Deutsche Bank, Ford, Rauch, Booth Ferris and Nellie Mae Foundations Support Reimagining Education Summer Institute at Teachers College
New York-area and national foundations have supported the Reimagining Education Summer Institute at Teachers College, Columbia University, a four-day professional development institute on teaching and learning in the racially and culturally diverse classrooms of the 21st century.
The Reimagining Education Institute’s main objective is to deepen teachers’ understanding of race and culture in order to advance learning in diverse classrooms. Developed by TC faculty and students across six of the College’s 10 departments, Reimagining Education provides the nation’s predominantly white teaching force with professional development and hands-on strategies (and continuing education credits) for making subject matter more relevant for America’s public school students, the majority of whom are students of color. The approaches range from grounding the curriculum in students’ own experiences and cultural understanding, to engaging students in in-depth research projects to help them demonstrate their genius.
More than 400 educators, policy makers, parents, and other education stakeholders from 24 states and 13 countries gathered at this year’s Institute, which concluded on July 19. They learned about new teaching tools and strategies from experts on racial and cultural diversity, and shared their own experiences and learned from one another about teaching in today’s K-12 public schools.
“The TC faculty and graduate students who have worked together to design and implement the Reimagining Education Summer Institute are extremely grateful to these organizations for enabling us to work side-by-side with practitioners in our fields to transform teaching and learning in our increasingly racially, ethnically and culturally diverse schools,” said Amy Stuart Wells, Professor of Sociology and Education and founding director of the Institute.
Five philanthropic organizations have donated a total of nearly $200,000 to Reimagining Education over three years, forming a “mosaic of support for the Institute,” with each organization’s contribution aligned with its own work in the area of education equity, said Wells. “Each is coming to it from different perspective, and each has made the Institute stronger than it would have otherwise been.”
Financial support from the Booth Ferris Foundation helped launch the Reimagining Education Institute in 2016, while the Nellie Mae Education Foundation provided tuition support for a total of 30 fellows to attend the Institute in 2017 and this year.
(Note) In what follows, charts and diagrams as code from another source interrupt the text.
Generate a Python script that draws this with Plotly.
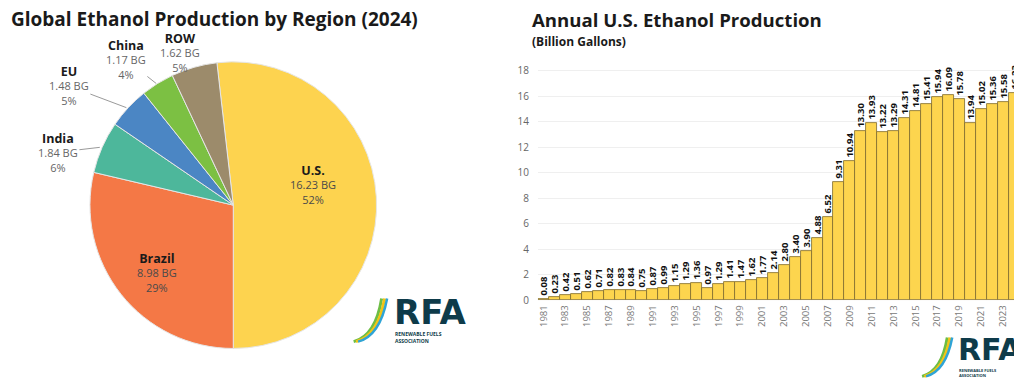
import math
import plotly.graph_objects as go

# ---------------- data ----------------
regions = ["U.S.", "Brazil", "India", "EU", "China", "ROW"]
region_bg = [16.23, 8.98, 1.84, 1.48, 1.17, 1.62]
region_colors = ["#FDD34F", "#F47846", "#4DB79B", "#4B86C4", "#7CC043", "#9C8B6B"]

years = list(range(1981, 2025))
us_production = [0.08, 0.23, 0.42, 0.51, 0.62, 0.71, 0.82, 0.83, 0.84, 0.75,
                 0.87, 0.99, 1.15, 1.29, 1.36, 0.97, 1.29, 1.41, 1.47, 1.62,
                 1.77, 2.14, 2.80, 3.40, 3.90, 4.88, 6.52, 9.31, 10.94, 13.30,
                 13.93, 13.22, 13.29, 14.31, 14.81, 15.41, 15.94, 16.09, 15.78, 13.94,
                 15.02, 15.36, 15.58, 16.23]
y_ticks = [0, 2, 4, 6, 8, 10, 12, 14, 16, 18]
x_ticks = list(range(1981, 2025, 2))

W, H = 1014, 380
FONT = "Open Sans"


def px(x, y):
    return x / W, 1 - y / H


fig = go.Figure()

# ---------------- pie ----------------
total = sum(region_bg)
rotation = 180 - 360 * region_bg[0] / total
PCX, PCY, PR = 232.5, 209, 146
x0, y0 = px(PCX - PR, PCY - PR)
x1, y1 = px(PCX + PR, PCY + PR)
fig.add_trace(go.Pie(
    labels=regions,
    values=region_bg,
    sort=False,
    direction="clockwise",
    rotation=rotation,
    marker=dict(colors=region_colors, line=dict(color="#E6E6E6", width=1)),
    textinfo="none",
    domain=dict(x=[x0, x1], y=[y1, y0]),
    showlegend=False,
    hoverinfo="label+value+percent",
))

# ---------------- bars ----------------
fig.add_trace(go.Bar(
    x=years,
    y=us_production,
    marker=dict(color="#FDD54E", line=dict(color="#7d6b2e", width=0.8)),
    text=[f"{v:.2f}" for v in us_production],
    textposition="outside",
    textangle=-90,
    textfont=dict(family=FONT, size=9.5, color="#111", weight="bold"),
    constraintext="none",
    cliponaxis=True,
    xaxis="x",
    yaxis="y",
    showlegend=False,
))

xa0, _ = px(537.5, 0)
_, ya0 = px(0, 306)
_, ya_top = px(0, 59.1)
fig.update_layout(
    width=W, height=H,
    margin=dict(l=0, r=0, t=0, b=0),
    paper_bgcolor="white",
    plot_bgcolor="white",
    font=dict(family=FONT, color="#555"),
    bargap=0,
    xaxis=dict(
        domain=[xa0, 1.0],
        range=[1980.5, 2024.0],
        tickmode="array",
        tickvals=x_ticks,
        ticktext=[str(t) for t in x_ticks],
        tickangle=-90,
        tickfont=dict(family=FONT, size=9.5, color="#777"),
        ticklabelstandoff=2,
        showgrid=False,
        showline=False,
        zeroline=False,
        ticks="",
        anchor="y",
    ),
    yaxis=dict(
        domain=[ya0, ya_top],
        range=[0, 19],
        tickmode="array",
        tickvals=y_ticks,
        tickfont=dict(family=FONT, size=10, color="#666"),
        ticklabelstandoff=8,
        showgrid=True,
        gridcolor="#EFEFEF",
        gridwidth=1,
        zeroline=False,
        showline=False,
        ticks="",
        anchor="x",
    ),
)

annotations = []
tx, ty = px(8, 19)
annotations.append(dict(text="<b>Global Ethanol Production by Region (2024)</b>", x=tx, y=ty,
                        xref="paper", yref="paper", xanchor="left", yanchor="middle", showarrow=False,
                        font=dict(family=FONT, size=19, color="#1a1a1a")))
tx, ty = px(530, 20)
annotations.append(dict(text="<b>Annual U.S. Ethanol Production</b>", x=tx, y=ty,
                        xref="paper", yref="paper", xanchor="left", yanchor="middle", showarrow=False,
                        font=dict(family=FONT, size=18.6, color="#1a1a1a")))
tx, ty = px(530, 42)
annotations.append(dict(text="<b>(Billion Gallons)</b>", x=tx, y=ty,
                        xref="paper", yref="paper", xanchor="left", yanchor="middle", showarrow=False,
                        font=dict(family=FONT, size=12, color="#1a1a1a")))

# pie slice labels: text from data, tip of leader line from slice mid-angle
label_pos = {  # pixel centre of each label block
    "U.S.": (312, 188),
    "Brazil": (156, 278),
    "India": (57, 155),
    "EU": (68, 88),
    "China": (125, 61),
    "ROW": (179, 54),
}
cum = 0.0
for name, val in zip(regions, region_bg):
    mid = math.radians(rotation + 360 * (cum + val / 2) / total)
    cum += val
    tipx = PCX + PR * math.sin(mid)
    tipy = PCY - PR * math.cos(mid)
    lx, ly = label_pos[name]
    text = (f"<b><span style='font-size:12.5px;color:#1a1a1a'>{name}</span></b><br>"
            f"{val:.2f} BG<br>{round(100 * val / total)}%")
    inside = name in ("U.S.", "Brazil")
    if inside:
        ax_, ay_ = px(lx, ly)
        annotations.append(dict(text=text, x=ax_, y=ay_, xref="paper", yref="paper",
                                xanchor="center", yanchor="middle", showarrow=False,
                                font=dict(family=FONT, size=11, color="#4a4a4a")))
    else:
        tx_, ty_ = px(tipx, tipy)
        annotations.append(dict(text=text, x=tx_, y=ty_, xref="paper", yref="paper",
                                ax=lx - tipx, ay=ly - tipy, showarrow=True, arrowhead=0,
                                arrowwidth=1, arrowcolor="#9A9A9A", standoff=0, startstandoff=0,
                                font=dict(family=FONT, size=11, color="#666")))

shapes = []


def add_logo(lx, ly, scale):
    rx, ry = px(lx + 38 * scale, ly + 16 * scale)
    annotations.append(dict(text="<b>RFA</b>", x=rx, y=ry, xref="paper", yref="paper",
                            xanchor="left", yanchor="middle", showarrow=False,
                            font=dict(family="DejaVu Sans", size=int(34 * scale), color="#0E3B4A")))
    sx, sy = px(lx + 39 * scale, ly + 42 * scale)
    annotations.append(dict(text="<b>RENEWABLE FUELS<br>ASSOCIATION</b>", x=sx, y=sy, xref="paper", yref="paper",
                            xanchor="left", yanchor="middle", showarrow=False, align="left",
                            font=dict(family=FONT, size=max(4, int(5 * scale)), color="#0E3B4A")))
    for (dx, col, w) in [(0, "#6DBE45", 3), (6, "#F2C417", 3), (11, "#2FA4D6", 2.5)]:
        a = px(lx + (0 + dx * 0.4) * scale, ly + 46 * scale)
        c = px(lx + (22 + dx * 0.4) * scale, ly + 40 * scale)
        b = px(lx + (28 + dx * 0.5) * scale, ly + 2 * scale)
        shapes.append(dict(type="path", xref="paper", yref="paper",
                           path=f"M {a[0]},{a[1]} Q {c[0]},{c[1]} {b[0]},{b[1]}",
                           line=dict(color=col, width=w)))


add_logo(353, 302, 1.0)
add_logo(922, 342, 0.9)

fig.update_layout(annotations=annotations, shapes=shapes)

fig.write_html("out.html", config={"displayModeBar": False},
               post_script="document.body.style.margin='0';document.body.style.overflow='hidden';")
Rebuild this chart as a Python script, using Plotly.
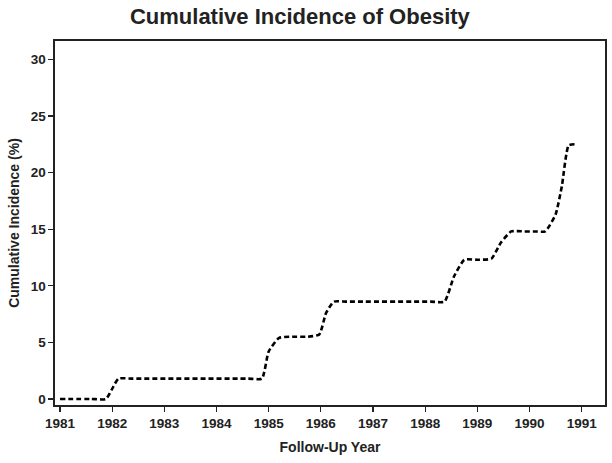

The Rauch Foundation funded tuition scholarships for 25 Institute participants from the Long Island-based ERASE Racism, which leads public policy advocacy campaigns and related initiatives that promote racial equity in areas including public school education. Rauch also funded the development of an online advanced certificate program launched this year, which educators can complete by participating in the on-site Summer Institute, followed by three online classes throughout the academic year designed and taught by Teachers College faculty. In the final capstone class for this Certificate program, students develop an action plan for their schools and communities to be presented at the 2019 Institute.
A grant from the Deutsche Bank Americas Foundation enabled the Institute to conduct special outreach to teachers from the Latino community and supported strategic communications through the development of a pre-Institute trailer film and the filming of the 2018 Institute for future promotional videos and website images.
The Ford Foundation has funded Wells’s work with The Public Good, an organization supporting parent engagement and utilizing research to help schools in gentrifying promote equity and achievement for all young people and to find strength in their diversity, and meaning in their differences. Through its support for The Public Good Project, the Ford Foundation sends educators from the partner schools to the Reimagining Education Summer Institute for professional development.
“TC is becoming the go-to place, nationally and internationally, for this kind of work,” said Wells, who currently serves as President of the American Educational Research Association. “No other school of education could pull this off, because no other school of education has the breadth and depth of knowledge to do this work. And while other institutions discuss these issues, only we give teachers the opportunity and the credits to use this for professional development.”